Advantages of Home Equity Loan Refinancing

refinance home equity loan

Refinancing a home equity loan can offer some benefits to homeowners. Here are the main pros to know about home equity loan refinancing.

  • Refinancing a home equity loan could save you money if you’re able to get a lower interest rate.
  • You might be able to lower your monthly payment, either by reducing the interest rate or changing the loan terms.
  • Choosing a shorter repayment term could help you pay off a home equity loan faster, freeing up money for other financial goals.

It’s helpful to understand what you hope to get out of refinancing home equity loan debt before making a move. That can also help you decide what kind of loan terms make the most sense.

Disadvantages of Home Equity Loan Refinancing

While there are some good reasons to refinance home equity loan balances, there are a few cons to know.

  • Refinancing may save you money on interest but you’re essentially just shuffling debt around.
  • Your lender may expect you to pay closing costs on the refinance loan and there may be a prepayment penalty if you decide to pay it off early.
  • Qualifying for home equity loan refinancing might be difficult if you don’t have sufficient equity or meet the lender’s minimum credit score and income requirements.
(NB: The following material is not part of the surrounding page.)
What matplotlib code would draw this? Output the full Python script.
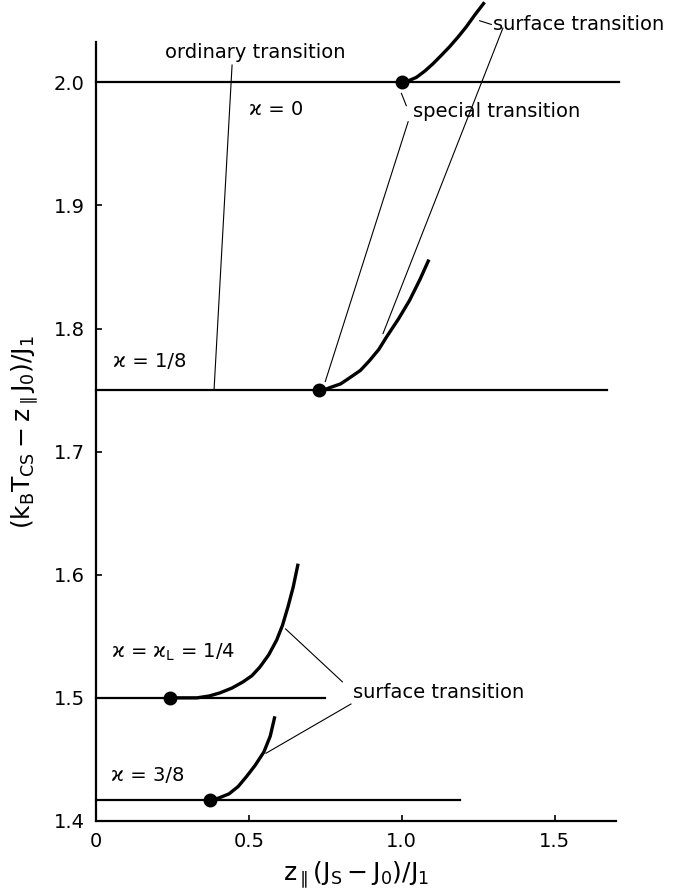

It’s important to note that refinancing into a longer loan term may not save much money, even if you’re getting a lower interest rate. The longer you pay on the loan, the more you’re paying in interest overall.

Using an online mortgage refinancing calculator can help you estimate your savings with different loan terms.

How to Refinance a Home Equity Loan

refinance home equity loan

If you’d like to refinance your home equity loan, a good first step is calculating how much equity you have in the property to determine how much you might be able to borrow. Lenders will look at your loan-to-value (LTV) ratio, which is the loan amount divided by the property value. Generally speaking, a good LTV for mortgage refinancing is 80% or less.

Once you’ve done that, you can move on to the next phase which includes:

  • Shopping around to find the right lender to work with.
  • Applying for a refinance loan and submitting the required documentation
  • Completing the appraisal if the lender requires one.
  • Reviewing the loan disclosures to make sure you understand them.
  • Closing on the loan and paying any costs due.

When comparing lenders, it’s helpful to look at the minimum requirements to qualify for a home equity loan refinance, including LTV and credit score requirements. It’s also a good idea to check the costs. For example, will you need to pay closing costs out of pocket or are they rolled into the loan? Will you be charged a prepayment penalty if you pay the refinance loan off early?

In terms of documentation, the lender may ask for the same things that were required to get your first mortgage loan. The list can include tax returns, W-2s, bank statements and investment account statements. The more documentation you have to demonstrate your ability to pay, the better.

If the lender gives you the option to roll closing costs into the refinance loan, consider the pros and cons before agreeing. On the one hand, you won’t have to pay any money out of pocket to complete the refinance process. However, you’re still going to pay those closing costs over time and with interest since they’re included in the loan.

The Bottom Line

Refinancing a home equity loan is something you might consider if you’re ready to make changes to your existing loan or want to draw more equity out of your home. Estimating the costs and the potential long-term savings is a good starting point. And of course, keep in mind that your new payments need to fit your budget, so you don’t run the risk of falling behind.

Mortgage Tips

  • When you’re not sure whether refinancing a home equity loan is ideal, talking to your financial advisor can help. Your advisor can help you evaluate the pros and cons of refinancing and what kind of terms might work best. Finding a financial advisor doesn’t have to be hard. SmartAsset’s free tool matches you with up to three vetted financial advisors who serve your area, and you can interview your advisor matches at no cost to decide which one is right for you. If you’re ready to find an advisor who can help you achieve your financial goals, get started now.
  • Your bank might offer home equity loan refinancing options, but you may consider working with an online lender instead. An online lender may be able to offer lower interest rates for a home equity loan refinance, charge fewer fees or close on the loan in a shorter time frame. You may also be able to get pre-approved for a home equity refinance loan online, without affecting your credit scores. Keep in mind, however, that a hard credit check might be required if you decide to go ahead with submitting a full loan application.